Another Thanksgiving holiday is on the way and the same question pops up every year. My answer is, the American Dream; no, not the success or the fruits of success, but the opportunity to succeed.
I am an immigrant from South Korea and came here at 16. I spoke very little English and my family had very few resources. But my parents had an unquestioning belief that the US was a land of opportunities and that their children would be given them. They knew that because even before coming to America, we met Mr. Karl Smith from Michigan who opened his heart to us, complete strangers, and showed what American generosity meant.

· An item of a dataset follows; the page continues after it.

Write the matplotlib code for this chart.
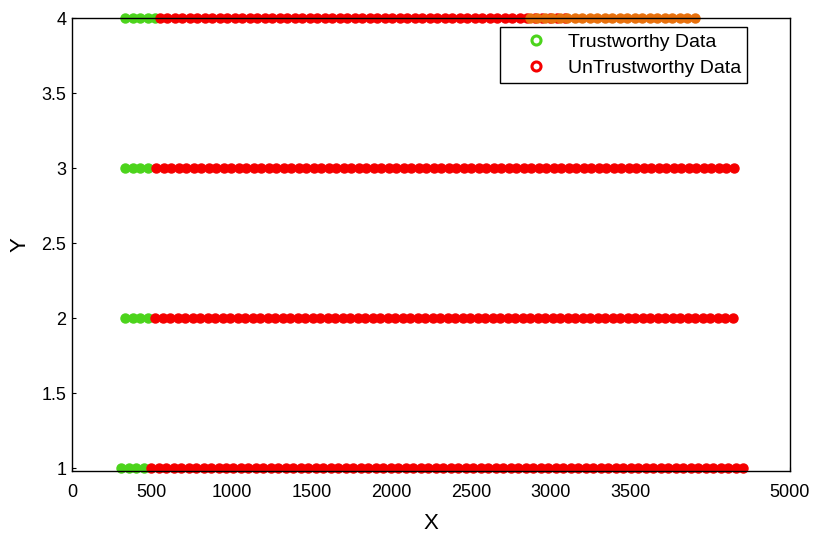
import numpy as np
import matplotlib
matplotlib.use("Agg")
from matplotlib import pyplot as plt
from matplotlib.lines import Line2D

plt.rcParams['font.family'] = ['Liberation Sans', 'DejaVu Sans']

# sample rows (Y) and where each run of samples sits along X
rows = [1, 2, 3, 4]
trust_start = [307, 335, 335, 335]
trust_count = [4, 4, 4, 5]
untrust_start = [495, 523, 529, 551]
untrust_count = [80, 78, 78, 55]
step = 47
# extra run on the top row
extra_start = 2870
extra_count = 23

x_ticks = [0, 500, 1000, 1500, 2000, 2500, 3000, 3500, 4500]
x_labels = ['0', '500', '1000', '1500', '2000', '2500', '3000', '3500', '5000']
y_ticks = [1, 1.5, 2, 2.5, 3, 3.5, 4]
y_labels = ['1', '1.5', '2', '2.5', '3', '3.5', '4']

green = '#4cd41c'
red = '#f50000'
orange = '#e8700c'

fig = plt.figure(figsize=(8.14, 5.33), dpi=100)
ax = fig.add_axes([0.0885, 0.1163, 0.882, 0.8499])

ms = 6.5
for y, gs, gn, rs, rn in zip(rows, trust_start, trust_count, untrust_start, untrust_count):
    gx = gs + step * np.arange(gn)
    rx = rs + step * np.arange(rn)
    ax.plot(gx, np.full(gn, y), 'o', color=green, ms=ms, mec=green, clip_on=False, zorder=3)
    ax.plot(rx, np.full(rn, y), 'o', color=red, ms=ms, mec=red, clip_on=False, zorder=3)

ox = extra_start + step * np.arange(extra_count)
ax.plot(ox, np.full(extra_count, rows[-1]), 'o', color=orange, ms=ms, mec=orange,
        clip_on=False, zorder=4)

ax.set_xlim(0, 4500)
ax.set_ylim(0.983, 4)
ax.set_xticks(x_ticks)
ax.set_xticklabels(x_labels, fontsize=13)
ax.set_yticks(y_ticks)
ax.set_yticklabels(y_labels, fontsize=13)
ax.tick_params(direction='in', length=3, width=0.8)
ax.tick_params(axis='x', pad=9)
ax.tick_params(axis='y', pad=4)
for s in ax.spines.values():
    s.set_linewidth(1.0)
    s.set_zorder(5)
ax.set_xlabel('X', fontsize=16, labelpad=9)
ax.set_ylabel('Y', fontsize=16, labelpad=8)

handles = [
    Line2D([], [], ls='none', marker='o', ms=6.5, mfc='white', mec=green, mew=2.2),
    Line2D([], [], ls='none', marker='o', ms=6.5, mfc='white', mec=red, mew=2.2),
]
leg = ax.legend(handles, ['Trustworthy Data', 'UnTrustworthy Data'],
                loc='upper right', bbox_to_anchor=(0.940, 0.980), fontsize=14,
                fancybox=False, framealpha=1, edgecolor='black',
                handlelength=3.13, handletextpad=0.05, borderpad=0.3,
                labelspacing=0.46, borderaxespad=0)
leg.get_frame().set_linewidth(1.0)
leg.set_zorder(6)

fig.savefig('out.png', dpi=100)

My two older brothers had helped an American businessman from being cheated by a cigarette vendor on the streets of Asuncion, Paraguay. The grateful man bought them a drink at his hotel bar and there introduced them to other Americans. One of them was Mr. Smith. He gave them his business card and said what many of us often say without really meaning it: “If you are ever in Detroit, look me up.” Soon, my oldest brother wrote him, asking for help to come to the US. To everyone’s surprise, Mr. Smith wrote back: “If you are accepted at a university in Detroit, you can come and live with us.” Six months later, my brother was accepted by Wayne State University and showed up at the Smith residence. A little later, my second brother did the same. Three years after first meeting Mr. Smith, my entire family was settled in Minneapolis. He did not give us money or find jobs for us; he gave us the opportunity to learn. We were strangers and yet he took us in.
There were others. Mr. Wright and Mrs. Plant, my high school English teachers, went out of their way to help me learn English. Mr. Beyma, a college recruiter, opened my eyes to possibilities beyond the present. My American Dream would have been just that, a mere pipe dream, had it not been for them. Some fifty years later, I am truly thankful to them.
American Dream is not free and it has conditions — fairness and paying forward.
Everyone, not just a few, should have the opportunity. We often begrudge that others are given an opportunity and cry “what about me?” We ignore the opportunities we ourselves have received — families that value education and hard work; a safe learning environment without fear of hunger and danger. These are opportunities we received, yet we ignore and forget.
Taking an opportunity and succeeding gives us an obligation to give to others that same opportunity, to pay forward. Luke 12:48 tells us “For unto whomsoever much is given, of him much shall be required.” That is paying forward, giving a helping hand to those who have fallen to get back up, and opening the door to the future.
This Thanksgiving and Christmas, will you join me in being truly thankful for the opportunities that we have been given, not just for the fruits of success? And look very hard for ways to pay forward so that others can also have the same opportunity?